Towards Performance-Aware Allocation for Accelerated Machine Learning on GPU-SSD Systems
Ayush Gundawar, Euijun Chung, Hyesoon Kim
TL;DR
The paper tackles data-intensive ML workloads where GPU DRAM is insufficient, causing CPU-mediated data movement to become a dominant latency source over PCIe. It introduces MQMS, an in-storage GPU architecture and simulator that is SSD-aware, enabling dynamic address allocation and fine-grained address mapping to exploit internal SSD parallelism and reduce read-modify-write overhead, with throughput scaling as $O(\min(n,p))$ across planes. Using Allegro-based kernel sampling to generate compact GPU traces and evaluating against a MQSim-MacSim baseline on enterprise SSD configurations across LLM and classical workloads, the study reports up to orders-of-magnitude improvements in IOPS, device response time, and simulation end time. This work demonstrates the feasibility of high-performance, data-centric GPU-SSD systems and provides policy-optimization insights for scheduling and allocation strategies in enterprise storage pipelines.
Abstract
The exponential growth of data-intensive machine learning workloads has exposed significant limitations in conventional GPU-accelerated systems, especially when processing datasets exceeding GPU DRAM capacity.
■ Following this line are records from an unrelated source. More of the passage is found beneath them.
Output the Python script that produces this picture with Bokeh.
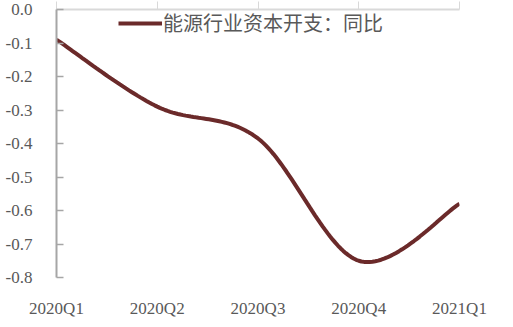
import numpy as np
from bokeh.plotting import figure
from bokeh.models import FixedTicker, LinearAxis, Range1d, ColumnDataSource, Legend, LegendItem
from bokeh.embed import file_html
from bokeh.resources import INLINE

categories = ["2020Q1", "2020Q2", "2020Q3", "2020Q4", "2021Q1"]
yoy_values = [-0.09, -0.29, -0.385, -0.75, -0.58]
y_ticks = [0.0, -0.1, -0.2, -0.3, -0.4, -0.5, -0.6, -0.7, -0.8]
y_tick_labels = ["0.0", "-0.1", "-0.2", "-0.3", "-0.4", "-0.5", "-0.6", "-0.7", "-0.8"]
series_name = "能源行业资本开支：同比"

xs_pts = np.arange(len(categories), dtype=float)
ys_pts = np.array(yoy_values, dtype=float)
n = len(xs_pts)
sx, sy = [], []
for i in range(n - 1):
    p0 = np.array([xs_pts[max(i - 1, 0)], ys_pts[max(i - 1, 0)]])
    p1 = np.array([xs_pts[i], ys_pts[i]])
    p2 = np.array([xs_pts[i + 1], ys_pts[i + 1]])
    p3 = np.array([xs_pts[min(i + 2, n - 1)], ys_pts[min(i + 2, n - 1)]])
    b1 = p1 + (p2 - p0) / 6.0
    b2 = p2 - (p3 - p1) / 6.0
    t = np.linspace(0, 1, 40)[:, None]
    pts = ((1 - t) ** 3) * p1 + 3 * ((1 - t) ** 2) * t * b1 + 3 * (1 - t) * t ** 2 * b2 + t ** 3 * p2
    sx.extend(pts[:, 0].tolist())
    sy.extend(pts[:, 1].tolist())

src = ColumnDataSource(dict(x=sx, y=sy))

p = figure(width=513, height=327, output_backend="svg", toolbar_location=None,
           x_range=Range1d(0, len(categories) - 1), y_range=Range1d(-0.8, 0.0),
           min_border_left=56, min_border_right=54, min_border_top=9, min_border_bottom=50,
           x_axis_location="below")
p.grid.visible = False
p.outline_line_color = None
p.background_fill_color = "white"
p.border_fill_color = "white"

line = p.line("x", "y", source=src, line_color="#6B2A2A", line_width=4)

lab_font = "Liberation Serif"
xa = p.xaxis[0]
xa.ticker = FixedTicker(ticks=list(range(len(categories))))
xa.major_label_overrides = {i: c for i, c in enumerate(categories)}
xa.axis_line_color = None
xa.major_tick_line_color = None
xa.minor_tick_line_color = None
xa.major_label_standoff = 15
xa.major_label_text_font = lab_font
xa.major_label_text_font_size = "17px"
xa.major_label_text_color = "#595959"

ta = LinearAxis(ticker=FixedTicker(ticks=list(range(len(categories)))),
                major_label_overrides={i: "" for i in range(len(categories))},
                major_label_standoff=0,
                axis_line_color="#d9d9d9", axis_line_width=2,
                major_tick_line_color="#d9d9d9", major_tick_line_width=1,
                major_tick_in=0, major_tick_out=8, minor_tick_line_color=None)
p.add_layout(ta, "above")

ya = p.yaxis[0]
ya.ticker = FixedTicker(ticks=y_ticks)
ya.major_label_overrides = {t: l for t, l in zip(y_ticks, y_tick_labels)}
ya.axis_line_color = "#a6a6a6"
ya.axis_line_width = 2
ya.major_tick_line_color = "#a6a6a6"
ya.major_tick_line_width = 1.5
ya.major_tick_in = 7
ya.major_tick_out = 0
ya.minor_tick_line_color = None
ya.major_label_standoff = 24
ya.major_label_text_font = lab_font
ya.major_label_text_font_size = "17px"
ya.major_label_text_color = "#595959"

legend = Legend(items=[LegendItem(label=series_name, renderers=[line])],
                location=(62, 240), border_line_color=None, background_fill_alpha=0,
                padding=0, margin=0, glyph_width=44, label_standoff=1,
                label_text_font="Noto Sans CJK SC", label_text_font_size="20px",
                label_text_color="#595959")
p.add_layout(legend, "center")

open("out.html", "w").write(file_html(p, INLINE))
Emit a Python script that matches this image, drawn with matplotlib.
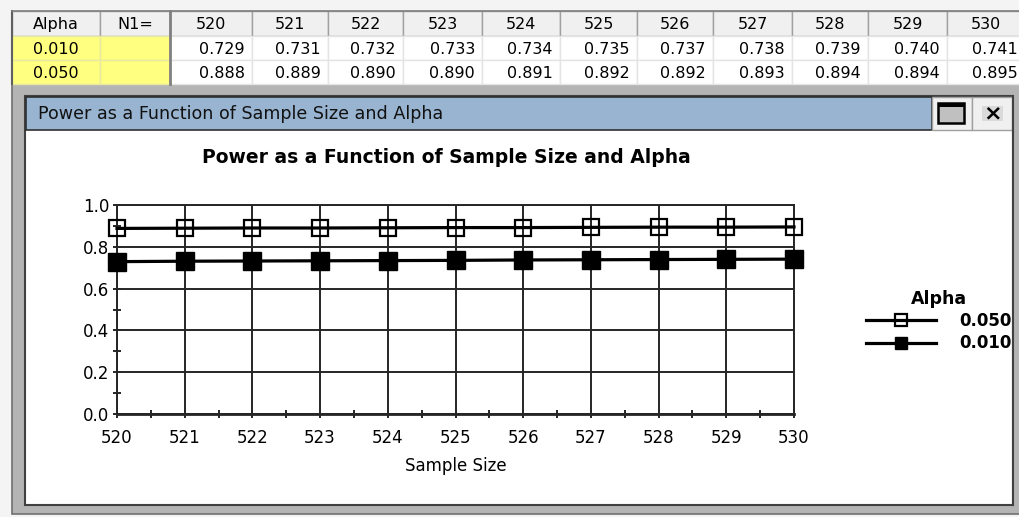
import matplotlib.pyplot as plt
from matplotlib.patches import Rectangle
from matplotlib.ticker import MultipleLocator
import numpy as np

plt.rcParams['font.family'] = ['DejaVu Sans']

sample_size = [520, 521, 522, 523, 524, 525, 526, 527, 528, 529, 530]
power_010 = [0.729, 0.731, 0.732, 0.733, 0.734, 0.735, 0.737, 0.738, 0.739, 0.740, 0.741]
power_050 = [0.888, 0.889, 0.890, 0.890, 0.891, 0.892, 0.892, 0.893, 0.894, 0.894, 0.895]
alpha_labels = ['0.010', '0.050']
y_ticks = [0.0, 0.2, 0.4, 0.6, 0.8, 1.0]
title = 'Power as a Function of Sample Size and Alpha'

W, H = 1019, 517
fig = plt.figure(figsize=(W / 100, H / 100), dpi=100)

# pixel-space background axes for the window chrome and the grid table
bg = fig.add_axes([0, 0, 1, 1])
bg.set_xlim(0, W)
bg.set_ylim(H, 0)
bg.axis('off')


def box(x0, y0, x1, y1, fc, ec='none', lw=1.0, z=1):
    bg.add_patch(Rectangle((x0, y0), x1 - x0, y1 - y0, facecolor=fc,
                           edgecolor=ec, linewidth=lw, zorder=z))


box(0, 0, W, H, '#f4f4f4', z=0)
box(12, 84, W + 5, 514, '#b4b4b4', ec='#707070', lw=1.2)

# table
col_edges = [12, 100, 170, 252, 328, 403, 482, 560, 637, 713, 792, 868, 947, 1025]
row_edges = [11, 36, 60, 84]
headers = ['Alpha', 'N1='] + [str(n) for n in sample_size]
rows = [power_010, power_050]
for j, h in enumerate(headers):
    x0, x1 = col_edges[j], col_edges[j + 1]
    box(x0, row_edges[0], x1, row_edges[1], '#f0f0f0', ec='#a0a0a0', lw=1.0)
    bg.text((x0 + x1) / 2, (row_edges[0] + row_edges[1]) / 2 + 1, h,
            ha='center', va='center', fontsize=11.5, color='black', zorder=3)
for i, (lab, vals) in enumerate(zip(alpha_labels, rows)):
    y0, y1 = row_edges[i + 1], row_edges[i + 2]
    box(col_edges[0], y0, col_edges[1], y1, '#ffff80', ec='#e8e8a0', lw=1.0)
    box(col_edges[1], y0, col_edges[2], y1, '#ffff80', ec='#e8e8a0', lw=1.0)
    bg.text((col_edges[0] + col_edges[1]) / 2, (y0 + y1) / 2 + 1, lab,
            ha='center', va='center', fontsize=11.5, zorder=3)
    for j, v in enumerate(vals):
        x0, x1 = col_edges[j + 2], col_edges[j + 3]
        box(x0, y0, x1, y1, 'white', ec='#e4e4e4', lw=1.0)
        bg.text(x1 - 7, (y0 + y1) / 2 + 1, f'{v:.3f}',
                ha='right', va='center', fontsize=11.5, zorder=3)
bg.plot([170, 170], [11, 84], color='#808080', lw=2, zorder=4)
bg.plot([12, 12], [11, 84], color='#606060', lw=1.5, zorder=4)
bg.plot([12, W], [11, 11], color='#808080', lw=1.2, zorder=4)

# chart window
box(25, 96, 1013, 505, 'white', ec='#404040', lw=1.5, z=2)
box(26, 97, 932, 130, '#99b4d1', ec='#303030', lw=1.2, z=3)
bg.text(38, 114, title, ha='left', va='center', fontsize=12.6, color='#111111', zorder=4)
box(932, 97, 972, 130, '#f0f0f0', ec='#a0a0a0', lw=1.0, z=3)
box(938, 103, 964, 123, '#c0c0c0', ec='black', lw=1.8, z=4)
box(938, 103, 964, 107, 'black', z=5)
box(972, 97, 1012, 130, '#f0f0f0', ec='#a0a0a0', lw=1.0, z=3)
box(982, 106, 1003, 121, '#dadada', z=4)
bg.text(992.5, 113.5, '\u00d7', ha='center', va='center', fontsize=16,
        fontweight='bold', color='black', zorder=5)

fig.text(446 / W, 1 - 158 / H, title, ha='center', va='center',
         fontsize=13.5, fontweight='bold')

# chart
L, R, T, B = 117, 794, 205, 414
ax = fig.add_axes([L / W, 1 - B / H, (R - L) / W, (B - T) / H])
ax.set_facecolor('none')
line050, = ax.plot(sample_size, power_050, color='black', lw=2.3, marker='s',
                   markersize=12, markerfacecolor='none', markeredgewidth=1.6,
                   clip_on=False, zorder=3, label='0.050')
line010, = ax.plot(sample_size, power_010, color='black', lw=2.3, marker='s',
                   markersize=13, markerfacecolor='black', clip_on=False,
                   zorder=3, label='0.010')
ax.set_xlim(sample_size[0], sample_size[-1])
ax.set_ylim(0, 1)
ax.set_xticks(sample_size)
ax.set_yticks(y_ticks)
ax.set_yticklabels([f'{t:.1f}' for t in y_ticks])
ax.xaxis.set_minor_locator(MultipleLocator(0.5))
ax.yaxis.set_minor_locator(MultipleLocator(0.1))
ax.grid(True, which='major', color='#262626', lw=1.4)
ax.tick_params(which='both', direction='inout', length=6, width=1.4,
               color='#262626', labelsize=12)
ax.tick_params(axis='x', pad=8)
ax.tick_params(axis='y', pad=2.5)
for s in ax.spines.values():
    s.set_color('#262626')
    s.set_linewidth(1.4)
ax.spines['bottom'].set_linewidth(2)
ax.set_xlabel('Sample Size', fontsize=12, labelpad=7)

leg = bg.legend(handles=[line050, line010], title='Alpha', loc='upper left',
                bbox_to_anchor=(866, 290), bbox_transform=bg.transData,
                frameon=False, borderpad=0, borderaxespad=0, handlelength=4.2,
                handletextpad=1.4, labelspacing=0.25, markerscale=0.7,
                prop={'weight': 'bold', 'size': 12},
                title_fontproperties={'weight': 'bold', 'size': 12.5})
leg.set_zorder(6)

# window edge hides the clipped legend text
box(1013, 96, W + 5, 505, '#b4b4b4', z=10)
bg.plot([1013, 1013], [96, 505], color='#404040', lw=1.5, zorder=11)

fig.savefig('out.png', dpi=100)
We propose MQMS, an augmented in-storage GPU architecture and simulator that is aware of internal SSD states and operations, enabling intelligent scheduling and address allocation to overcome performance bottlenecks caused by CPU-mediated data access patterns. MQMS introduces dynamic address allocation to maximize internal parallelism and fine-grained address mapping to efficiently handle small I/O requests without incurring read-modify-write overheads. Through extensive evaluations on workloads ranging from large language model inference to classical machine learning algorithms, MQMS demonstrates orders-of-magnitude improvements in I/O request throughput, device response time, and simulation end time compared to existing simulators.